Eurasia Prospective : la crise des migrants a engendré une série de conséquences en Europe, en interne, mais aussi dans les relations entre l’Europe et la Turquie. Cette dernière s’est-elle rapprochée de l’UE à cette occasion ?

Maxime Lefebvre : la crise migratoire menace la cohésion du projet européen et en particulier l’espace de libre-circulation des personnes, la zone Schengen. Pour y faire face, il faut combiner plusieurs réponses, à la fois l’accueil d’un nombre de réfugiés (qui ne peut pas être illimité), le contrôle des frontières extérieures, et la coopération avec les pays tiers.

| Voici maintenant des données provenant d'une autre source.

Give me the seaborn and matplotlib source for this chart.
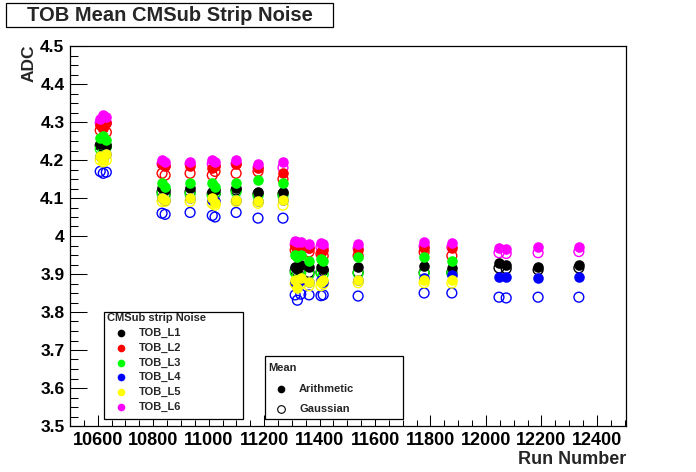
import numpy as np
import pandas as pd
import matplotlib
matplotlib.use("Agg")
import matplotlib.pyplot as plt
from matplotlib.lines import Line2D
from matplotlib.patches import Rectangle
from matplotlib.ticker import MultipleLocator, FuncFormatter
import seaborn as sns

nan = np.nan

# run numbers
runs = [10609, 10620, 10631, 10832, 10843, 10933, 11013, 11023, 11099, 11178,
        11268, 11312, 11320, 11332, 11362, 11405, 11413, 11539, 11777, 11877,
        12047, 12073, 12188, 12335]

# arithmetic means (filled markers)
l1_arith = [4.243, 4.248, 4.238, 4.126, 4.121, 4.126, 4.116, 4.121, 4.126, 4.116, 4.116,
            3.919, 3.914, 3.924, 3.919, 3.919, 3.914, 3.919, 3.921, 3.916, 3.929, 3.924, 3.919, 3.924]
l2_arith = [4.293, 4.288, 4.298, 4.19, 4.185, 4.185, 4.18, 4.185, 4.19, 4.18, 4.165,
            3.973, 3.968, 3.973, 3.968, 3.958, 3.963, 3.963, 3.968, 3.968, nan, nan, nan, nan]
l3_arith = [4.258, 4.263, 4.253, 4.14, 4.13, 4.14, 4.14, 4.13, 4.14, 4.147, 4.14,
            3.949, 3.944, 3.949, 3.934, 3.939, 3.934, 3.944, 3.944, 3.934, nan, nan, nan, nan]
l4_arith = [4.21, 4.205, 4.215, 4.10, 4.096, 4.10, 4.096, 4.091, 4.096, 4.091, 4.096,
            3.879, 3.874, 3.884, 3.879, 3.884, 3.879, 3.884, 3.889, 3.897, 3.892, 3.892, 3.889, 3.892]
l5_arith = [4.21, 4.20, 4.215, 4.10, 4.096, 4.10, 4.10, 4.086, 4.096, 4.091, 4.096,
            3.884, 3.862, 3.889, 3.879, 3.879, 3.884, 3.884, 3.884, 3.884, nan, nan, nan, nan]
l6_arith = [4.308, 4.318, 4.313, 4.20, 4.195, 4.195, 4.20, 4.195, 4.20, 4.19, 4.195,
            3.988, 3.983, 3.983, 3.978, 3.981, 3.978, 3.978, 3.983, 3.981, 3.969, 3.966, 3.971, 3.971]

# gaussian means (open markers)
l1_gauss = [4.238, 4.233, 4.238, 4.116, 4.111, 4.116, 4.111, 4.111, 4.121, 4.111, 4.111,
            3.909, 3.904, 3.909, 3.904, 3.904, 3.909, 3.904, 3.904, 3.904, 3.916, 3.914, 3.911, 3.916]
l2_gauss = [4.278, 4.283, 4.273, 4.165, 4.16, 4.165, 4.16, 4.17, 4.165, 4.17, 4.15,
            3.963, 3.958, 3.963, 3.958, 3.953, 3.948, 3.948, 3.958, 3.948, nan, nan, nan, nan]
l3_gauss = [4.229, 4.224, 4.234, 4.111, 4.106, 4.111, 4.106, 4.111, 4.116, 4.106, 4.106,
            3.904, 3.899, 3.904, 3.899, 3.904, 3.899, 3.902, 3.902, 3.902, nan, nan, nan, nan]
l4_gauss = [4.17, 4.165, 4.168, 4.06, 4.057, 4.062, 4.054, 4.05, 4.062, 4.047, 4.047,
            3.845, 3.831, 3.847, 3.845, 3.843, 3.845, 3.842, 3.85, 3.85, 3.839, 3.837, 3.839, 3.839]
l5_gauss = [4.20, 4.195, 4.20, 4.091, 4.091, 4.091, 4.086, 4.081, 4.091, 4.086, 4.081,
            3.874, 3.869, 3.874, 3.869, 3.869, 3.874, 3.877, 3.877, 3.876, nan, nan, nan, nan]
l6_gauss = [4.298, 4.303, 4.298, 4.19, 4.185, 4.19, 4.19, 4.185, 4.19, 4.18, 4.18,
            3.978, 3.973, 3.973, 3.968, 3.971, 3.968, 3.968, 3.973, 3.971, 3.956, 3.954, 3.956, 3.959]

layers = ["TOB_L1", "TOB_L2", "TOB_L3", "TOB_L4", "TOB_L5", "TOB_L6"]
layer_colors = ["#000000", "#ff0000", "#00ff00", "#0000ff", "#ffff00", "#ff00ff"]
arith = [l1_arith, l2_arith, l3_arith, l4_arith, l5_arith, l6_arith]
gauss = [l1_gauss, l2_gauss, l3_gauss, l4_gauss, l5_gauss, l6_gauss]

rows = []
for name, ar, ga in zip(layers, arith, gauss):
    for r, a, g in zip(runs, ar, ga):
        rows.append((name, "Arithmetic", r, a))
        rows.append((name, "Gaussian", r, g))
df = pd.DataFrame(rows, columns=["layer", "mean", "run", "adc"]).dropna()

W, H = 696, 472
sns.set_theme(style="white")
plt.rcParams["font.family"] = ["Liberation Sans", "DejaVu Sans"]
plt.rcParams["font.weight"] = "bold"


def fx(px):
    return px / W


def fy(py):
    return 1 - py / H


fig = plt.figure(figsize=(W / 100, H / 100), dpi=100)
ax = fig.add_axes([fx(70), fy(426), 556 / W, 380 / H])

# open (gaussian) markers first, filled (arithmetic) on top
for name, col in zip(layers, layer_colors):
    d = df[(df["layer"] == name) & (df["mean"] == "Gaussian")]
    sns.scatterplot(data=d, x="run", y="adc", color=col, facecolor="none", edgecolor=col,
                    s=50, linewidth=1.0, ax=ax, legend=False, zorder=3)
for name, col in zip(layers, layer_colors):
    d = df[(df["layer"] == name) & (df["mean"] == "Arithmetic")]
    sns.scatterplot(data=d, x="run", y="adc", color=col, s=58, linewidth=0,
                    ax=ax, legend=False, zorder=4)

ax.set_xlim(10500, 12505)
ax.set_ylim(3.5, 4.5)
ax.set_xlabel("")
ax.set_ylabel("")
ax.xaxis.set_major_locator(MultipleLocator(200))
ax.xaxis.set_minor_locator(MultipleLocator(50))
ax.yaxis.set_major_locator(MultipleLocator(0.1))
ax.yaxis.set_minor_locator(MultipleLocator(0.025))
ax.yaxis.set_major_formatter(FuncFormatter(lambda v, p: "%g" % round(v, 2)))
ax.tick_params(axis="x", which="major", direction="in", length=8, width=0.75,
               labelsize=13, pad=4, color="black", labelcolor="black")
ax.tick_params(axis="x", which="minor", direction="in", length=4, width=0.75, color="black")
ax.tick_params(axis="y", which="major", direction="in", length=12, width=0.75,
               labelsize=12.5, pad=4, color="black", labelcolor="black")
ax.tick_params(axis="y", which="minor", direction="in", length=6, width=0.75, color="black")
ax.tick_params(bottom=True, left=True, top=False, right=False, which="both")
for sp in ax.spines.values():
    sp.set_color("black")
    sp.set_linewidth(0.9)

fig.text(fx(29), fy(45), "ADC", rotation=90, ha="center", va="top", fontsize=12.5,
         fontweight="bold")
fig.text(fx(626), fy(459), "Run Number", ha="right", va="center", fontsize=13,
         fontweight="bold")

# title box
fig.add_artist(Rectangle((fx(6), fy(27)), 327 / W, 24 / H, transform=fig.transFigure,
                         facecolor="white", edgecolor="black", linewidth=0.9))
fig.text(fx(170), fy(15.5), "TOB Mean CMSub Strip Noise", ha="center", va="center",
         fontsize=14.5, fontweight="bold")

# legend 1: layers
fig.add_artist(Rectangle((fx(104), fy(419)), 139 / W, 107 / H, transform=fig.transFigure,
                         facecolor="white", edgecolor="black", linewidth=0.9, zorder=5))
fig.text(fx(107), fy(318), "CMSub strip Noise", ha="left", va="center", fontsize=8,
         fontweight="bold", zorder=6)
for i, (name, col) in enumerate(zip(layers, layer_colors)):
    yy = 333 + i * 14.8
    fig.add_artist(Line2D([fx(121)], [fy(yy)], marker="o", markersize=5.5, color=col,
                          markeredgewidth=0, transform=fig.transFigure, zorder=6))
    fig.text(fx(139), fy(yy), name, ha="left", va="center", fontsize=8,
             fontweight="bold", zorder=6)

# legend 2: mean type
fig.add_artist(Rectangle((fx(265), fy(419)), 138 / W, 63 / H, transform=fig.transFigure,
                         facecolor="white", edgecolor="black", linewidth=0.9, zorder=5))
fig.text(fx(268), fy(368), "Mean", ha="left", va="center", fontsize=8,
         fontweight="bold", zorder=6)
fig.add_artist(Line2D([fx(281)], [fy(389)], marker="o", markersize=5.5, color="black",
                      markeredgewidth=0, transform=fig.transFigure, zorder=6))
fig.text(fx(299), fy(389), "Arithmetic", ha="left", va="center", fontsize=8,
         fontweight="bold", zorder=6)
fig.add_artist(Line2D([fx(281)], [fy(409)], marker="o", markersize=5.5,
                      markerfacecolor="none", markeredgecolor="black", markeredgewidth=0.8,
                      transform=fig.transFigure, zorder=6))
fig.text(fx(299), fy(409), "Gaussian", ha="left", va="center", fontsize=8,
         fontweight="bold", zorder=6)

fig.savefig("out.png", dpi=100)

L’accord avec la Turquie s’inscrit dans une logique de compromis et est dicté par les circonstances, malgré les scrupules que peut susciter le régime turc, et malgré les critères que met l’Europe dans sa politique de libéralisation des visas et dans les négociations sur l’élargissement. L’UE a besoin du partenariat avec la Turquie (et avec d’autres pays du pourtour méditerranéen) pour maîtriser les flux migratoires, mais elle ne doit ni renoncer à ses valeurs ni hâter une promesse d’élargissement qui ne peut être tenue dans les circonstances actuelles.